I have estimated the State from the available noisy $y(k)$, which is generated from the same system state equations with Reference Trajectory of the state. Then I have tested it with a wrong initial state $x_0$ and a big initial covariance (simulation 1). I have noticed that the KF works very well, after a few steps the gain $K$ quickly converges to a very small value near zero. I think it is maybe caused by the Process noise $Q$. I have set it small because the $Q$ stands for the accuracy of the model.

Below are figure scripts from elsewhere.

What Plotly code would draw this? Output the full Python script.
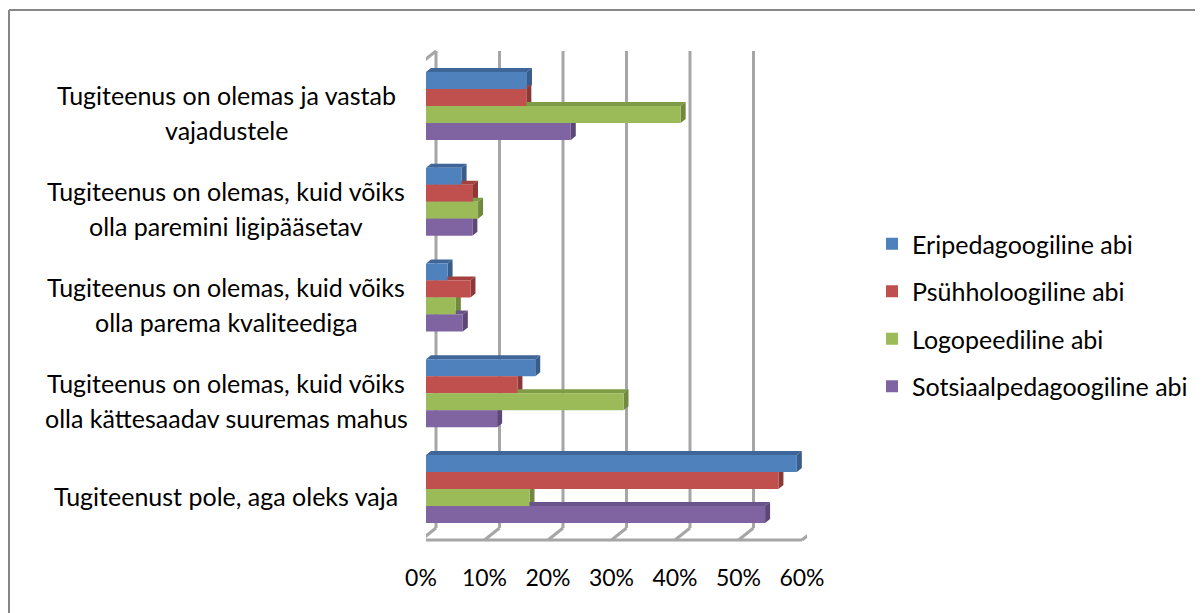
import plotly.graph_objects as go

categories = [
    "Tugiteenus on olemas ja vastab<br>vajadustele",
    "Tugiteenus on olemas, kuid võiks<br>olla paremini ligipääsetav",
    "Tugiteenus on olemas, kuid võiks<br>olla parema kvaliteediga",
    "Tugiteenus on olemas, kuid võiks<br>olla kättesaadav suuremas mahus",
    "Tugiteenust pole, aga oleks vaja",
]
series_names = [
    "Eripedagoogiline abi",
    "Psühholoogiline abi",
    "Logopeediline abi",
    "Sotsiaalpedagoogiline abi",
]
eripedagoogiline = [0.159, 0.056, 0.034, 0.172, 0.584]
psuhholoogiline = [0.158, 0.074, 0.070, 0.144, 0.555]
logopeediline = [0.401, 0.082, 0.047, 0.311, 0.163]
sotsiaalpedagoogiline = [0.228, 0.073, 0.058, 0.112, 0.534]
tick_values = [0, 0.1, 0.2, 0.3, 0.4, 0.5, 0.6]
tick_labels = ["0%", "10%", "20%", "30%", "40%", "50%", "60%"]

series_values = [eripedagoogiline, psuhholoogiline, logopeediline, sotsiaalpedagoogiline]
colors = ["#4F81BD", "#C0504D", "#9BBB59", "#8064A2"]
side_colors = ["#385D8A", "#8C3836", "#71893F", "#5C4776"]
top_colors = ["#3E6699", "#A4403D", "#7E9C45", "#6A528A"]

FONT = "Lato, 'Open Sans', sans-serif"
OFF = 8  # page body margin
W, H = 1203, 613
PL, PR, PT, PB = 426, 807, 58, 537  # plot area in page pixels (bar plane)
XMAX = 0.6
px_per_unit = (PR - PL) / XMAX
cat_px = (PB - PT) / len(categories)


def dx(px):
    return px / px_per_unit


def py2paper(py):
    return (PB - py) / (PB - PT)


def px2paper(px):
    return (px - PL) / (PR - PL)


fig = go.Figure()
for name, vals, col in zip(series_names, series_values, colors):
    fig.add_trace(go.Bar(
        y=list(range(len(categories))), x=vals, name=name, orientation="h",
        marker=dict(color=col, line=dict(width=0)), legendgroup=name,
    ))

shapes = []
grid_col = "#A6A6A6"
gw = 3
FRONT_DX, FRONT_Y = -5, 540
BACK_DX, BACK_TOP, BACK_BOT = 10, 51, 528
for t in tick_values:
    shapes.append(dict(type="line", xref="x", yref="paper",
                       x0=t + dx(BACK_DX), x1=t + dx(BACK_DX),
                       y0=py2paper(BACK_TOP), y1=py2paper(BACK_BOT),
                       line=dict(color=grid_col, width=gw), layer="below"))
    shapes.append(dict(type="line", xref="x", yref="paper",
                       x0=t + dx(BACK_DX), x1=t + dx(FRONT_DX),
                       y0=py2paper(BACK_BOT), y1=py2paper(FRONT_Y),
                       line=dict(color=grid_col, width=gw), layer="below"))
shapes.append(dict(type="line", xref="x", yref="paper",
                   x0=dx(FRONT_DX), x1=XMAX + dx(FRONT_DX),
                   y0=py2paper(FRONT_Y), y1=py2paper(FRONT_Y),
                   line=dict(color=grid_col, width=gw), layer="below"))
shapes.append(dict(type="line", xref="x", yref="paper",
                   x0=dx(FRONT_DX), x1=dx(FRONT_DX),
                   y0=py2paper(63), y1=py2paper(FRONT_Y),
                   line=dict(color=grid_col, width=gw), layer="below"))
shapes.append(dict(type="line", xref="x", yref="paper",
                   x0=dx(FRONT_DX), x1=dx(BACK_DX),
                   y0=py2paper(63), y1=py2paper(BACK_TOP),
                   line=dict(color=grid_col, width=gw), layer="below"))

gap = 0.29
group_w = 1 - gap
bar_w = group_w / len(series_names)
ddx = dx(5)
ddy = 4 / cat_px
for k, (vals, sc, tc) in enumerate(zip(series_values, side_colors, top_colors)):
    for i, v in enumerate(vals):
        ytop = i - group_w / 2 + k * bar_w
        ybot = ytop + bar_w
        top_path = (f"M 0,{ytop} L {ddx},{ytop - ddy} L {v + ddx},{ytop - ddy} "
                    f"L {v},{ytop} Z")
        side_path = (f"M {v},{ytop} L {v + ddx},{ytop - ddy} L {v + ddx},{ybot - ddy} "
                     f"L {v},{ybot} Z")
        shapes.append(dict(type="path", xref="x", yref="y", path=top_path,
                           fillcolor=tc, line=dict(width=0), layer="below"))
        shapes.append(dict(type="path", xref="x", yref="y", path=side_path,
                           fillcolor=sc, line=dict(width=0), layer="below"))

border_col = "#868686"
shapes.append(dict(type="line", xref="paper", yref="paper",
                   x0=px2paper(9), x1=px2paper(9), y0=py2paper(10), y1=py2paper(H + 5),
                   line=dict(color=border_col, width=2)))
shapes.append(dict(type="line", xref="paper", yref="paper",
                   x0=px2paper(9), x1=px2paper(W + 5), y0=py2paper(10), y1=py2paper(10),
                   line=dict(color=border_col, width=2)))

LINE_GAP = 35
annotations = []
for i, c in enumerate(categories):
    lines = c.split("<br>")
    n = len(lines)
    for j, line in enumerate(lines):
        offset = 7 + (j - (n - 1) / 2) * LINE_GAP
        annotations.append(dict(text=line, xref="paper", yref="y", x=px2paper(226), y=i,
                                xanchor="center", yanchor="middle", align="center",
                                showarrow=False, yshift=-offset,
                                font=dict(family=FONT, size=25, color="#000000")))

fig.update_layout(
    width=W - OFF, height=H - OFF,
    margin=dict(l=PL - OFF, r=W - PR, t=PT - OFF, b=H - PB, autoexpand=False),
    paper_bgcolor="white", plot_bgcolor="rgba(0,0,0,0)",
    barmode="group", bargap=gap, bargroupgap=0,
    shapes=shapes, annotations=annotations,
    font=dict(family=FONT, size=25, color="#000000"),
    legend=dict(x=px2paper(872), xanchor="left", y=py2paper(315), yanchor="middle",
                font=dict(family=FONT, size=25, color="#000000"),
                traceorder="grouped", tracegroupgap=12, itemwidth=30,
                bgcolor="rgba(0,0,0,0)"),
    showlegend=True,
    xaxis=dict(range=[0, XMAX], tickvals=tick_values, ticktext=tick_labels,
               showgrid=False, zeroline=False, showline=False, ticks="",
               ticklabelshift=-5, ticklabelstandoff=25,
               tickfont=dict(family=FONT, size=23, color="#000000"), fixedrange=True),
    yaxis=dict(range=[len(categories) - 0.5, -0.5], showticklabels=False,
               showgrid=False, zeroline=False, showline=False, ticks="",
               fixedrange=True),
)

fig.write_html("out.html")
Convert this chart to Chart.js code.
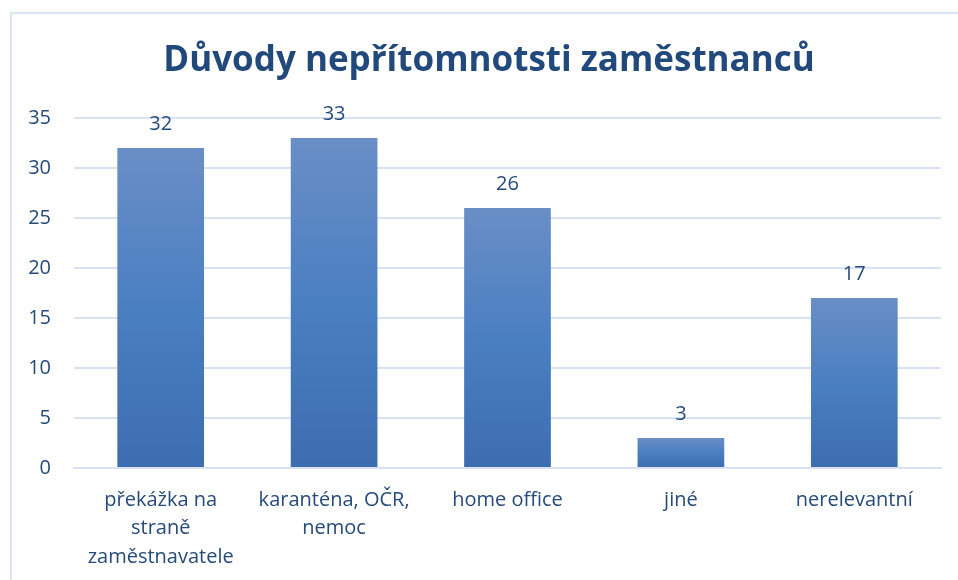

Now I want to modify it to a Steady State Kalman filter. I used the steady gain from simulation 1 as constant instead of the calculation in every iteration. Then the five equations can be simplified to one equation:

$\hat{x}(k+1)=(I-KC)A \hat{x}(k)+(I-KC)B u(k)+K y(k+1)$

I want to test it with same initial state and covariance matrix as the one in simulation 1. But the result is very different from reference trajectory, and even the result of simulation 1. I have tested it with the covariance matrix $p_\infty$, which is solved from the discret Riccati equation. And the use the equation:

$k_\infty=\dfrac{p_\infty C'}{C p_\infty C'+R}$

This neither works. I am wondering:

1. How should I apply Steady State Kalman Filter and how should I set the initial state for it?

2. Is Steady State KF only used for scalar system?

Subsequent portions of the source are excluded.